9. Comparison with Existing Tools

Feature	Claude Code	Efrit	Aider	gemini-repl
Local inference	No	No	Yes	Yes
Multi-provider	No	No	Yes	Yes
Tool count	20+	35+	~10	24
Self-modification	No	No	No	Yes
Open source	No	Yes	Yes	Yes

10. Future Directions

10.1. Circuit Breaker

Prevent infinite tool loops:

struct CircuitBreaker {
    max_consecutive_calls: usize,
    cooldown_after: Duration,
    current_count: AtomicUsize,
}

10.2. Streaming Responses

Display tokens as they arrive for better UX.

10.3. MCP Server Support

Model Context Protocol for standardized tool interfaces.

10.4. Emacs Integration

Queue-based communication for Efrit compatibility:

~/.gemini-repl/queues/
├── input/    # Incoming requests
├── output/   # Responses
└── archive/  # Processed

11. Conclusion

Building an AI agent tool system requires balancing power with safety.
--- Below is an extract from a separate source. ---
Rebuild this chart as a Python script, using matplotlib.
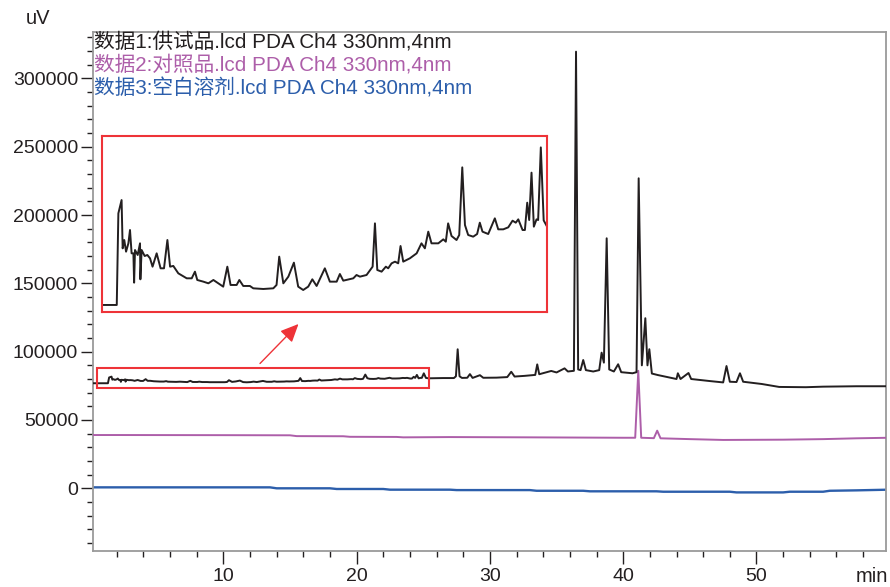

The key principles:

Minimal by default - Start with read-only capabilities
Progressive exposure - Add power through explicit opt-in
Provider agnostic - Abstract LLM differences
Security first - Never trust LLM-generated paths
Structured output - Enable both human and machine consumption

The full implementation is available at github.com/aygp-dr/gemini-repl-009.